■ **Problem description**:
Your task is to copy the listing exactly. Drop any pictures from the copy.

:::::

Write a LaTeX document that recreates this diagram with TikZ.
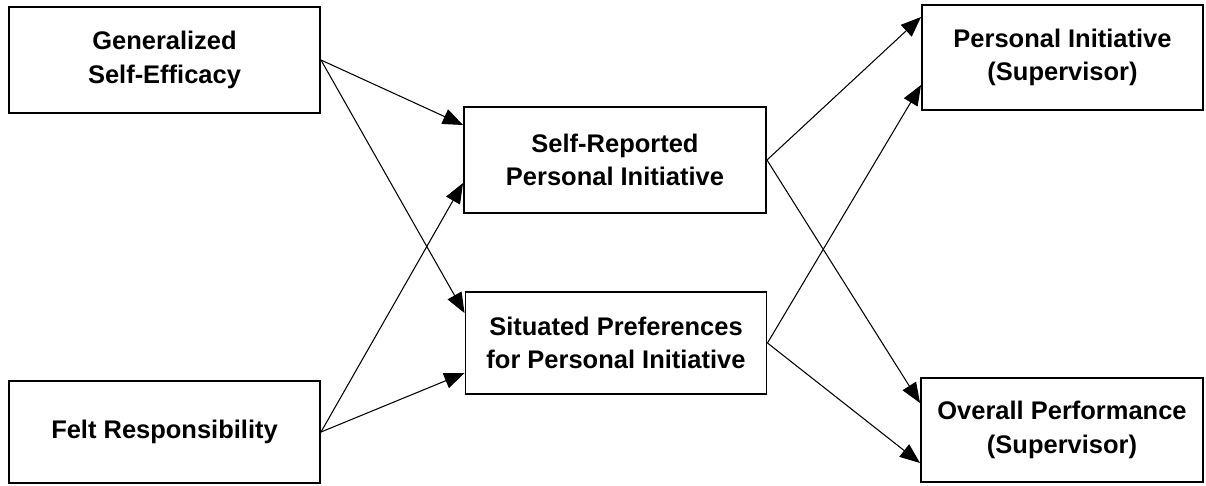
\documentclass[tikz,border=0pt]{standalone}
\usepackage{fontspec}
\setmainfont{Liberation Sans}
\usetikzlibrary{arrows.meta}
\begin{document}
\begin{tikzpicture}[x=0.02cm, y=-0.02cm]
		\tikzset{box/.style = {shape=rectangle, draw, line width=1.1pt, align=center,
				font=\fontsize{14.5}{19}\selectfont\bfseries, inner sep=0pt},
			path/.style = {line width=0.6pt, -{Triangle[length=11.5pt, width=9pt]}}}
		\useasboundingbox (0,0) rectangle (1206,485);
		% Draw the six measures
		\node[box, minimum width=311*0.02cm, minimum height=106*0.02cm] (A) at (164.5,60) {Generalized\\Self-Efficacy};
		\node[box, minimum width=311*0.02cm, minimum height=102*0.02cm] (B) at (164.5,432) {Felt Responsibility};
		\node[box, minimum width=302*0.02cm, minimum height=106*0.02cm] (C) at (615,160) {Self-Reported\\Personal Initiative};
		\node[box, minimum width=301*0.02cm, minimum height=102*0.02cm] (D) at (616,343) {Situated Preferences\\for Personal Initiative};
		\node[box, minimum width=281*0.02cm, minimum height=105*0.02cm] (E) at (1062.5,57.5) {Personal Initiative\\(Supervisor)};
		\node[box, minimum width=282*0.02cm, minimum height=104*0.02cm] (F) at (1062,430) {Overall Performance\\(Supervisor)};
		\draw[path] (A.east) -- ([yshift=0.70cm]C.west);
		\draw[path] (A.east) -- ([yshift=0.60cm]D.west);
		\draw[path] (B.east) -- ([yshift=-0.46cm]C.west);
		\draw[path] (B.east) -- ([yshift=-0.60cm]D.west);
		\draw[path] (C.east) -- ([yshift=0.81cm]E.west);
		\draw[path] (C.east) -- ([yshift=0.54cm]F.west);
		\draw[path] (D.east) -- ([yshift=-0.55cm]E.west);
		\draw[path] (D.east) -- ([yshift=-0.66cm]F.west);
	\end{tikzpicture}
\end{document}
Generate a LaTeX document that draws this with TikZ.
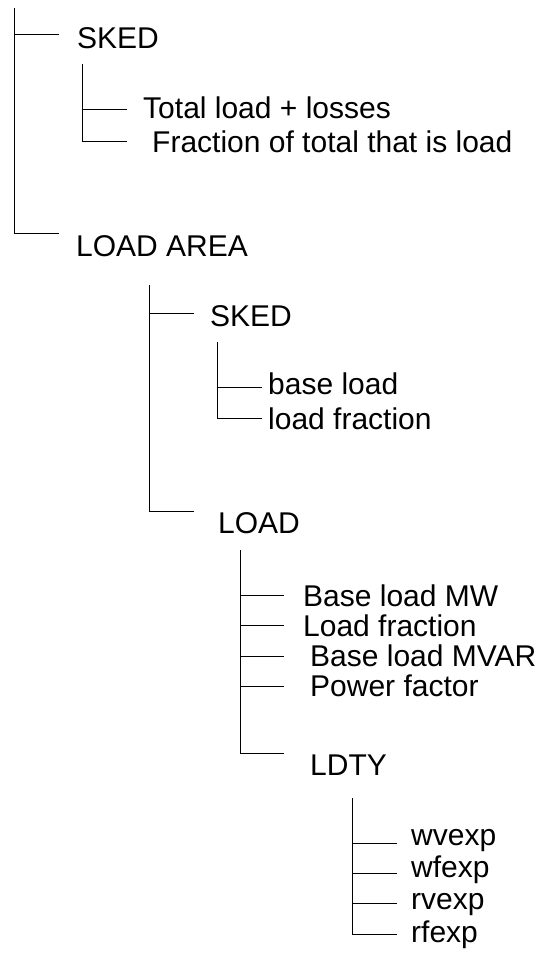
\documentclass[tikz,border=0pt]{standalone}
\usepackage{fontspec}
\setmainfont{Liberation Sans}
\tikzset{lbl/.style={anchor=base west,inner sep=0pt,font=\fontsize{30}{36}\selectfont},
  branch/.style={draw=black,line width=1pt}}

\begin{document}
\begin{tikzpicture}[x=1pt,y=-1pt]
\useasboundingbox (0,0) rectangle (540,953);
% top level
\coordinate (r0) at (14,8);
\coordinate (r1) at (59,34);
\coordinate (r2) at (59,233);
\node[lbl] (sked) at (77,48) {SKED};
\node[lbl] (larea) at (76,256) {LOAD AREA};
\path[branch] (r0) |- (r2);
\path[branch] (r0 |- r1) edge (r1);
% SKED
\coordinate (s0) at (82,64);
\coordinate (s1) at (127,109);
\coordinate (s2) at (127,141);
\node[lbl] (total) at (143,118) {Total load + losses};
\node[lbl] (frac) at (152,152) {Fraction of total that is load};
\path[branch] (s0) |- (s2);
\path[branch] (s0 |- s1) edge (s1);
% LOAD AREA
\coordinate (a0) at (149,285);
\coordinate (a1) at (194,313);
\coordinate (a2) at (194,511);
\node[lbl] (askd) at (210,326) {SKED};
\node[lbl] (load) at (218,533) {LOAD};
\path[branch] (a0) |- (a2);
\path[branch] (a0 |- a1) edge (a1);
% LOAD AREA / SKED
\coordinate (k0) at (217,342);
\coordinate (k1) at (262,387);
\coordinate (k2) at (262,418);
\node[lbl] (bload) at (268,394) {base load};
\node[lbl] (lfrac) at (268,429) {load fraction};
\path[branch] (k0) |- (k2);
\path[branch] (k0 |- k1) edge (k1);
% LOAD
\coordinate (l0) at (240,550);
\coordinate (l1) at (284,595);
\coordinate (l2) at (284,625);
\coordinate (l3) at (284,656);
\coordinate (l4) at (284,686);
\coordinate (l5) at (284,753);
\node[lbl] (mw) at (303,606) {Base load MW};
\node[lbl] (lf) at (303,636) {Load fraction};
\node[lbl] (mvar) at (310,666) {Base load MVAR};
\node[lbl] (pf) at (310,696) {Power factor};
\node[lbl] (ldty) at (310,775) {LDTY};
\path[branch] (l0) |- (l5);
\path[branch] (l0 |- l1) edge (l1);
\path[branch] (l0 |- l2) edge (l2);
\path[branch] (l0 |- l3) edge (l3);
\path[branch] (l0 |- l4) edge (l4);
% LDTY
\coordinate (d0) at (352,798);
\coordinate (d1) at (397,843);
\coordinate (d2) at (397,873);
\coordinate (d3) at (397,903);
\coordinate (d4) at (397,934);
\node[lbl] (wv) at (411,845) {wvexp};
\node[lbl] (wf) at (411,877) {wfexp};
\node[lbl] (rv) at (411,909) {rvexp};
\node[lbl] (rf) at (411,942) {rfexp};
\path[branch] (d0) |- (d4);
\path[branch] (d0 |- d1) edge (d1);
\path[branch] (d0 |- d2) edge (d2);
\path[branch] (d0 |- d3) edge (d3);
\end{tikzpicture}
\end{document}
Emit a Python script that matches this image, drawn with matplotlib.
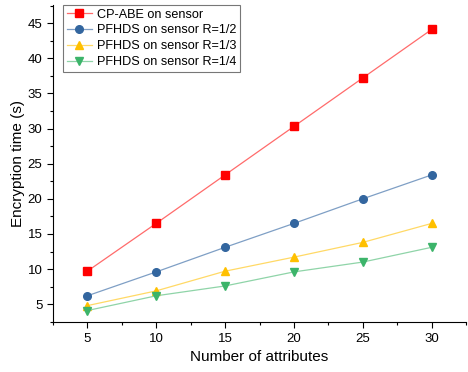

:::::

■ **Completed task**:
Write a LaTeX document that recreates this diagram with TikZ.
\documentclass[tikz,border=0pt]{standalone}
\usepackage{fontspec}
\setmainfont{Liberation Sans}
\usetikzlibrary{arrows.meta}
\begin{document}
\begin{tikzpicture}[x=0.02cm, y=-0.02cm]
		\tikzset{box/.style = {shape=rectangle, draw, line width=1.1pt, align=center,
				font=\fontsize{14.5}{19}\selectfont\bfseries, inner sep=0pt},
			path/.style = {line width=0.6pt, -{Triangle[length=11.5pt, width=9pt]}}}
		\useasboundingbox (0,0) rectangle (1206,485);
		% Draw the six measures
		\node[box, minimum width=311*0.02cm, minimum height=106*0.02cm] (A) at (164.5,60) {Generalized\\Self-Efficacy};
		\node[box, minimum width=311*0.02cm, minimum height=102*0.02cm] (B) at (164.5,432) {Felt Responsibility};
		\node[box, minimum width=302*0.02cm, minimum height=106*0.02cm] (C) at (615,160) {Self-Reported\\Personal Initiative};
		\node[box, minimum width=301*0.02cm, minimum height=102*0.02cm] (D) at (616,343) {Situated Preferences\\for Personal Initiative};
		\node[box, minimum width=281*0.02cm, minimum height=105*0.02cm] (E) at (1062.5,57.5) {Personal Initiative\\(Supervisor)};
		\node[box, minimum width=282*0.02cm, minimum height=104*0.02cm] (F) at (1062,430) {Overall Performance\\(Supervisor)};
		\draw[path] (A.east) -- ([yshift=0.70cm]C.west);
		\draw[path] (A.east) -- ([yshift=0.60cm]D.west);
		\draw[path] (B.east) -- ([yshift=-0.46cm]C.west);
		\draw[path] (B.east) -- ([yshift=-0.60cm]D.west);
		\draw[path] (C.east) -- ([yshift=0.81cm]E.west);
		\draw[path] (C.east) -- ([yshift=0.54cm]F.west);
		\draw[path] (D.east) -- ([yshift=-0.55cm]E.west);
		\draw[path] (D.east) -- ([yshift=-0.66cm]F.west);
	\end{tikzpicture}
\end{document}
Generate a LaTeX document that draws this with TikZ.
\documentclass[tikz,border=0pt]{standalone}
\usepackage{fontspec}
\setmainfont{Liberation Sans}
\tikzset{lbl/.style={anchor=base west,inner sep=0pt,font=\fontsize{30}{36}\selectfont},
  branch/.style={draw=black,line width=1pt}}

\begin{document}
\begin{tikzpicture}[x=1pt,y=-1pt]
\useasboundingbox (0,0) rectangle (540,953);
% top level
\coordinate (r0) at (14,8);
\coordinate (r1) at (59,34);
\coordinate (r2) at (59,233);
\node[lbl] (sked) at (77,48) {SKED};
\node[lbl] (larea) at (76,256) {LOAD AREA};
\path[branch] (r0) |- (r2);
\path[branch] (r0 |- r1) edge (r1);
% SKED
\coordinate (s0) at (82,64);
\coordinate (s1) at (127,109);
\coordinate (s2) at (127,141);
\node[lbl] (total) at (143,118) {Total load + losses};
\node[lbl] (frac) at (152,152) {Fraction of total that is load};
\path[branch] (s0) |- (s2);
\path[branch] (s0 |- s1) edge (s1);
% LOAD AREA
\coordinate (a0) at (149,285);
\coordinate (a1) at (194,313);
\coordinate (a2) at (194,511);
\node[lbl] (askd) at (210,326) {SKED};
\node[lbl] (load) at (218,533) {LOAD};
\path[branch] (a0) |- (a2);
\path[branch] (a0 |- a1) edge (a1);
% LOAD AREA / SKED
\coordinate (k0) at (217,342);
\coordinate (k1) at (262,387);
\coordinate (k2) at (262,418);
\node[lbl] (bload) at (268,394) {base load};
\node[lbl] (lfrac) at (268,429) {load fraction};
\path[branch] (k0) |- (k2);
\path[branch] (k0 |- k1) edge (k1);
% LOAD
\coordinate (l0) at (240,550);
\coordinate (l1) at (284,595);
\coordinate (l2) at (284,625);
\coordinate (l3) at (284,656);
\coordinate (l4) at (284,686);
\coordinate (l5) at (284,753);
\node[lbl] (mw) at (303,606) {Base load MW};
\node[lbl] (lf) at (303,636) {Load fraction};
\node[lbl] (mvar) at (310,666) {Base load MVAR};
\node[lbl] (pf) at (310,696) {Power factor};
\node[lbl] (ldty) at (310,775) {LDTY};
\path[branch] (l0) |- (l5);
\path[branch] (l0 |- l1) edge (l1);
\path[branch] (l0 |- l2) edge (l2);
\path[branch] (l0 |- l3) edge (l3);
\path[branch] (l0 |- l4) edge (l4);
% LDTY
\coordinate (d0) at (352,798);
\coordinate (d1) at (397,843);
\coordinate (d2) at (397,873);
\coordinate (d3) at (397,903);
\coordinate (d4) at (397,934);
\node[lbl] (wv) at (411,845) {wvexp};
\node[lbl] (wf) at (411,877) {wfexp};
\node[lbl] (rv) at (411,909) {rvexp};
\node[lbl] (rf) at (411,942) {rfexp};
\path[branch] (d0) |- (d4);
\path[branch] (d0 |- d1) edge (d1);
\path[branch] (d0 |- d2) edge (d2);
\path[branch] (d0 |- d3) edge (d3);
\end{tikzpicture}
\end{document}
Emit a Python script that matches this image, drawn with matplotlib.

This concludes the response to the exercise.